Amongst all this culture, we still took time to relax, and do some catch up shopping for essentials. I could not believe that the day my sister left, we came across the biggest wine shop we had ever seen. It’s hard enough to get Ian out of the wine section in the supermarkets here, but to let him loose in a place this big…
Having spent a bit of time in one place, it was now off to perhaps the most important destination of our cruise – Catharina Elisabeth’s home port of Wormerveer, and the Verwer family who built her. And after that, Alkmaar, where she would have started her working day – loading cheese.
One of the most important dimensions of a barge is its ‘air draft’, or its maximum height above the waterline. This governs what bridges and tunnels you can use. If the bridge is low, and fixed – and you are too tall, you can’t pass. We’ve taken some measurements and the top of the front of the wheelhouse last year, and it is about 3.05 – 3.10 m above the waterline. The leading edge of the bimini further back is about the same height.
So we knew we had a bridge on the way that had a section that opened, and a section that was fixed, but just above (3.2 m) our height so we could use it to check our measurements, and calibrate our forestay height – often this is done by fixing a wire or similar to the forestay to give us early warning if we were approaching a questionable bridge.
So after a bit of rain, and filling up the 2000 L water tank under our bed, we set off. At the bridge we crept in but as the wheelhouse passed under, just the tip of the leading edge of the bimini jammed. OK, into reverse, pretty fiercely too – so we could approach the bridge to use the raising section instead. As we backed out, there was a bit of grinding, squealing and ripping. Not a good sound – but getting back out was now a priority.
We made it out, but the bimini frame was pretty bent.
So what had happened? Let’s skip the bit about “why didn’t you use the opening bridge” as it was a ‘Captain’s Call’. Three things had conspired:
First, it had been raining and even the quite wide Zaan river was a little higher. There are depth indicators on the side of the bridge, indicating the height, but these were badly positioned, and we were reasonably committed to the non-opening span we had chosen and probably mis-interpreted the depth markers.
Second, we had just put two tonnes of water on board, and our clean water tank is positioned well towards the bow. As it turns out this had raised the stern by about 5 to 8 cm.

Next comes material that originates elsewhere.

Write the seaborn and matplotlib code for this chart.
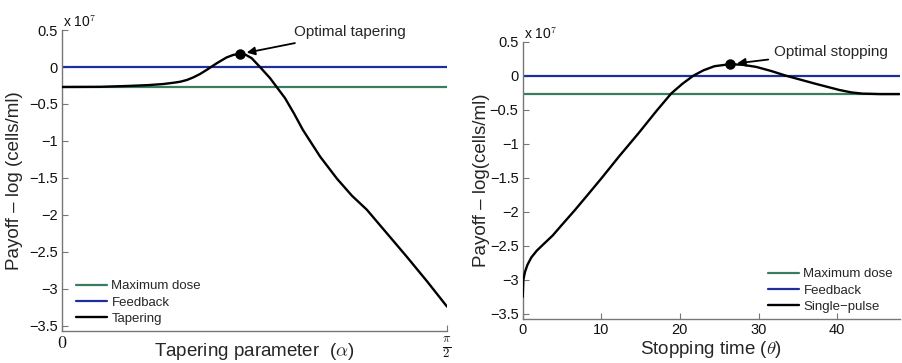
import numpy as np
import pandas as pd
import matplotlib
matplotlib.use("Agg")
import matplotlib.pyplot as plt
from matplotlib.ticker import FuncFormatter
import seaborn as sns

# ---- data (values in units of 1e7) ----
alpha = [0.0, 0.155, 0.277, 0.35, 0.413, 0.45, 0.481, 0.51, 0.536, 0.563, 0.590, 0.631,
         0.672, 0.70, 0.726, 0.75, 0.774, 0.808, 0.849, 0.876, 0.910, 0.947, 0.983,
         1.053, 1.122, 1.183, 1.244, 1.326, 1.408, 1.49, 1.571]
tapering = [-0.27, -0.268, -0.255, -0.245, -0.23, -0.215, -0.20, -0.175, -0.14, -0.095, -0.04, 0.05,
            0.13, 0.165, 0.176, 0.165, 0.12, 0.0, -0.15, -0.27, -0.42, -0.63, -0.85,
            -1.21, -1.51, -1.74, -1.93, -2.25, -2.57, -2.90, -3.24]
theta = [0.0, 0.08, 0.3, 0.6, 1.1, 1.8, 2.7, 3.8, 5.0, 6.6, 8.2, 10.0, 12.3, 14.7, 17.0, 18.9,
         20.3, 21.7, 23.0, 24.4, 26.4, 28.0, 29.7, 31.6, 33.5, 35.4, 37.3, 38.8, 40.3,
         41.8, 43.2, 45.5, 47.9]
single_pulse = [-3.25, -3.0, -2.88, -2.78, -2.67, -2.57, -2.47, -2.35, -2.19, -1.98, -1.76, -1.51,
                -1.18, -0.85, -0.52, -0.26, -0.12, 0.0, 0.08, 0.14, 0.17, 0.16, 0.13, 0.07,
                0.0, -0.06, -0.12, -0.165, -0.21, -0.245, -0.263, -0.27, -0.27]
max_dose = -0.27
feedback = 0.0
opt_alpha, opt_taper = 0.726, 0.176
opt_theta, opt_stop = 26.4, 0.17
yticks = [0.5, 0, -0.5, -1, -1.5, -2, -2.5, -3, -3.5]
xticks_right = [0, 10, 20, 30, 40]

GREEN = "#3a7d5e"
BLUE = "#1c2f9a"

sns.set_theme(style="ticks")
plt.rcParams["font.family"] = ["Liberation Sans", "DejaVu Sans"]
plt.rcParams["mathtext.fontset"] = "cm"

fig = plt.figure(figsize=(9.02, 3.63), dpi=100)
axL = fig.add_axes([0.0687, 0.0882, 0.4268, 0.829])
axR = fig.add_axes([0.5795, 0.1204, 0.4183, 0.7647])

fmt = FuncFormatter(lambda v, p: ("%g" % v).replace("-", "\u2212"))

def style(ax):
    for s in ["top", "right"]:
        ax.spines[s].set_visible(False)
    for s in ["left", "bottom"]:
        ax.spines[s].set_color("#777777")
        ax.spines[s].set_linewidth(1.0)
    ax.tick_params(direction="in", length=4, width=0.8, color="#777777",
                   labelsize=10.5, labelcolor="#111111", pad=3)
    ax.set_yticks(yticks)
    ax.yaxis.set_major_formatter(fmt)
    ax.text(0.003, 1.0, r"x 10$^7$", transform=ax.transAxes, fontsize=10,
            ha="left", va="bottom", color="#111111")

# Left panel
dfL = pd.DataFrame({"x": alpha, "y": tapering})
axL.axhline(max_dose, color=GREEN, lw=1.6, label="Maximum dose")
axL.axhline(feedback, color=BLUE, lw=1.6, label="Feedback")
sns.lineplot(data=dfL, x="x", y="y", ax=axL, color="black", lw=1.7, label="Tapering",
             sort=False, zorder=3)
axL.plot([opt_alpha], [opt_taper], "o", color="black", ms=6.5, zorder=4)
axL.annotate("Optimal tapering", xy=(opt_alpha, opt_taper), xytext=(0.945, 0.47),
             fontsize=11, ha="left", va="center",
             arrowprops=dict(arrowstyle="-|>", color="black", lw=1.3, shrinkA=2, shrinkB=5,
                             mutation_scale=12))
axL.set_xlim(0, np.pi / 2)
axL.set_ylim(-3.57, 0.5)
style(axL)
axL.set_xticks([0, np.pi / 2])
axL.set_xticklabels([r"$0$", r"$\frac{\pi}{2}$"], fontsize=13)
axL.set_xlabel(r"Tapering parameter  ($\alpha$)", fontsize=13.5)
axL.xaxis.set_label_coords(0.5, -0.032)
axL.set_ylabel("Payoff \u2013 log (cells/ml)", fontsize=13.5, labelpad=4)
axL.legend(loc="lower left", frameon=False, fontsize=9.5, handlelength=2.4,
           handletextpad=0.3, labelspacing=0.3, borderaxespad=0.3,
           bbox_to_anchor=(0.012, -0.01))

# Right panel
dfR = pd.DataFrame({"x": theta, "y": single_pulse})
axR.axhline(max_dose, color=GREEN, lw=1.6, label="Maximum dose")
axR.axhline(feedback, color=BLUE, lw=1.6, label="Feedback")
sns.lineplot(data=dfR, x="x", y="y", ax=axR, color="black", lw=1.7, label="Single\u2212pulse",
             sort=False, zorder=3)
axR.plot([opt_theta], [opt_stop], "o", color="black", ms=6.5, zorder=4)
axR.annotate("Optimal stopping", xy=(opt_theta, opt_stop), xytext=(32.0, 0.35),
             fontsize=11, ha="left", va="center",
             arrowprops=dict(arrowstyle="-|>", color="black", lw=1.3, shrinkA=2, shrinkB=5,
                             mutation_scale=12))
axR.set_xlim(0, 48)
axR.set_ylim(-3.58, 0.5)
style(axR)
axR.set_xticks(xticks_right)
axR.set_xlabel(r"Stopping time ($\theta$)", fontsize=13.5, labelpad=1)
axR.set_ylabel("Payoff \u2013 log(cells/ml)", fontsize=13.5, labelpad=0)
axR.legend(loc="lower right", frameon=False, fontsize=9.5, handlelength=2.4,
           handletextpad=0.3, labelspacing=0.3, borderaxespad=0.3,
           bbox_to_anchor=(1.006, -0.01))

fig.savefig("out.png", dpi=100)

These two facts got us stuck. However the damage was done while reversing back out. We made it in without catching the bimini, so why did it catch on the way out?
So the last fact is that when a boat is under power, and going forwards, the stern drops significantly – sometimes this is used to drop the wheelhouse to get under a low bridge. Conversely, when you reverse, the stern raises, and that’s what got us. There was a post with some information at the leading edge of the bridge, and when we reversed and the stern raised, it now caught the trailing edge of the bimini.
The damage was not that bad, and you can see that we fixed most of it, courtesy of a jack (‘krik’ in Dutch) we borrowed from a commercial barge about an hour later.
There is also a small tear which we can easily patch. While not fully fixed on the day, we will complete the repair in Veurne before we leave. A few learnings there – sigh…
We knew the address of the one of the Verwers, where Trien Verwer now lives. She and her husband Maarten Verwer ran Catharina until she was sold in the late 1950’s. Now 89 she lives right next to the Zaan. Having her address (we used it to register Catharina’s home port as Wormerveer) we we had used Streetview to get an idea of a mooring spot near where we we thought she might be living.
So we tied up, started fixing the bimini frame and “Hi there” and it was Joop Verwer come to say hello. He is a descendent of Pieter and Catharina from their eldest son Peter. The barge Catharina Elisabeth passed to their other son Maarten, and in discussions later, it emerged that Peter never had any interest in the family transport business. We had a nice chat and coffee with Joop who gave us some information about his part of the family.
While we were chatting, there was a tapping on the window, a woman gestured to us and said “Come look!”